Une carte sur les genoux, un stylo dans la main, le téléphone portable toujours à proximité, Laurent Biondi scrute le moindre détail. Le moindre indice. Parti en aval de la course, à bord d’un véhicule destiné aux invités des différents partenaires de l’équipe Ag2r La Mondiale, le directeur sportif observe et prend des notes. Dans une heure, le peloton du Tour de France passera sur ces routes qu’il méconnaît bien souvent, en dépit des précisions du road-book. Alors Laurent Biondi annote, griffonne. Tout ce qui lui semble essentiel. L’état des routes, le sens du vent, les points stratégiques : « km 83 traversée de Saint-Gervais étroite et sinueuse » ; « km 87 première partie descente rapide et en lacets au bout de 1,5 km » ; « km 95 vent favorable au bout de 2 km de montée »…
Pendant le Tour, Laurent Biondi est éclaireur. C’est la mission qui lui a été confiée voilà sept ans. Un job important qui s’est développé dans toutes les équipes participant au Tour de France. « Le road-book est assez précis mais il ne tient pas compte de l’orientation du vent, des conditions atmosphériques ou de l’état des routes, révèle le DS. Je note donc tous les éléments qui me paraissent importants, le nez plongé dans le road-book et sur mes notes. » Tout est bon pour étayer ses observations sur le terrain, à commencer par l’agitation des drapeaux des supporters – « je suis pour les drapeaux, il devrait y en avoir plus au bord des routes ! » – pour relever d’où vient le vent.
A mesure que son véhicule progresse sur la route du Tour, Laurent Biondi noircit son bloc-notes. Chaque jour, il prend deux à trois pages de notes, qu’il transmet ensuite par téléphone ou SMS aux directeurs sportifs présents à l’échelon de la course et qui retransmettront à leur tour les informations aux coureurs. « Je prends toujours beaucoup de notes, admet l’éclaireur d’Ag2r La Mondiale. Je suis peut-être trop précis mais je préfère donner un maximum d’informations aux directeurs sportifs. Après ils analysent et ils décident de transmettre ou non l’info aux coureurs. Bien souvent ils leur communiqueront les messages les plus courts et les plus importants. »
Les stratégies sont également susceptibles d’être modifiées en fonction du vent ou des conditions climatiques, bien que les informations qui sont remontées au peloton soient sensiblement les mêmes d’une équipe à l’autre. Il n’empêche qu’en certaines circonstances celles passées par Laurent Biondi se sont avérées essentielles. Ce fut le cas en direction de La Grande-Motte en 2009. « J’avais remarqué qu’en virant à droite on se retrouvait à découvert et qu’il y avait un risque de bordure, se souvient-il. Je l’ai aussitôt signalé. Ce jour-là on a réussi à placer nos coureurs les plus importants devant. Ils ont été réactifs à l’info, ce qui est valorisant. » Tous n’avaient pas eu cette chance. Alberto Contador avait été piégé dans une bordure.

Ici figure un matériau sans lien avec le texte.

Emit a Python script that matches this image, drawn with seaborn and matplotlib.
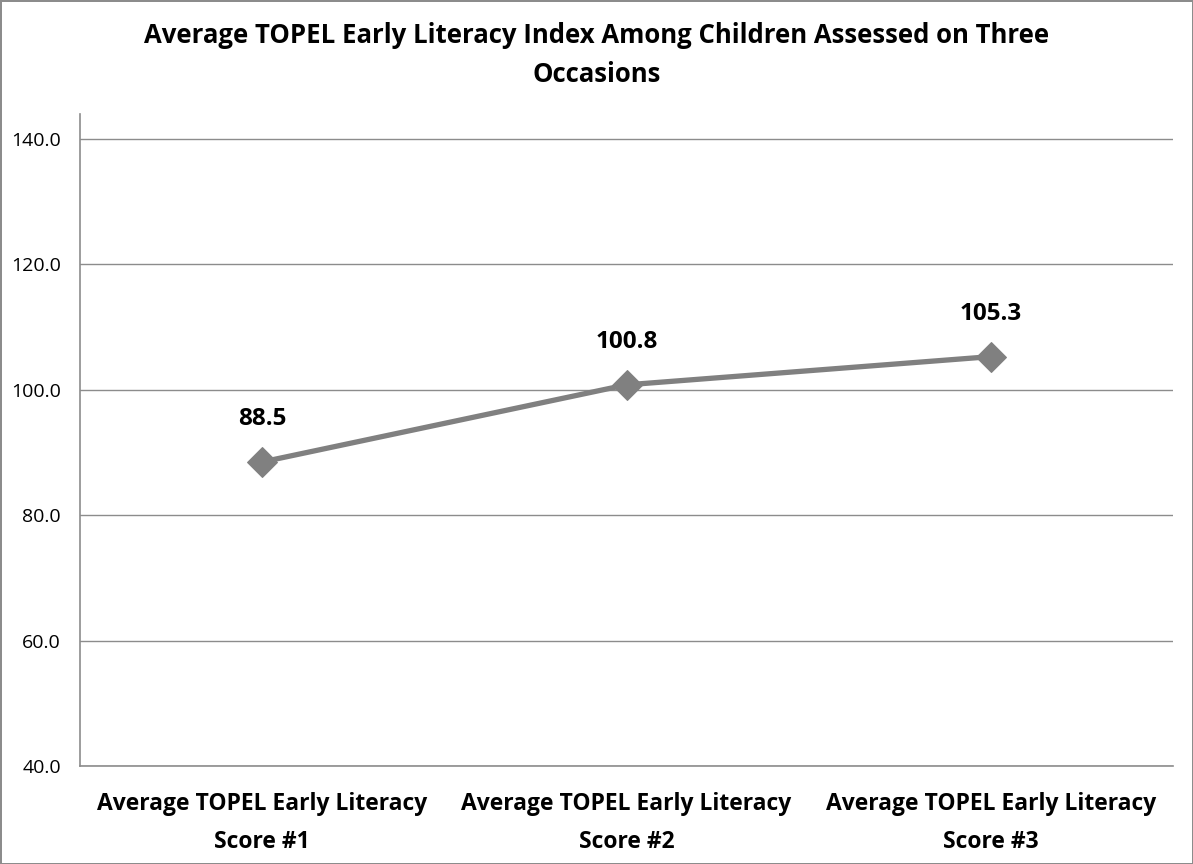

Un travail d’éclaireur important qui vient grandement mâcher le travail des coureurs. Trop peut-être. « Il est vrai que les coureurs aujourd’hui tiennent peut-être moins compte des informations du road-book qu’à notre époque », admet Laurent Biondi, qui continue d’appliquer au poste qu’il occupe sur le Tour de France des principes que lui ont enseignés ses années au cœur du peloton. A une époque où GPS, SMS et oreillettes n’avaient pas la moindre signification.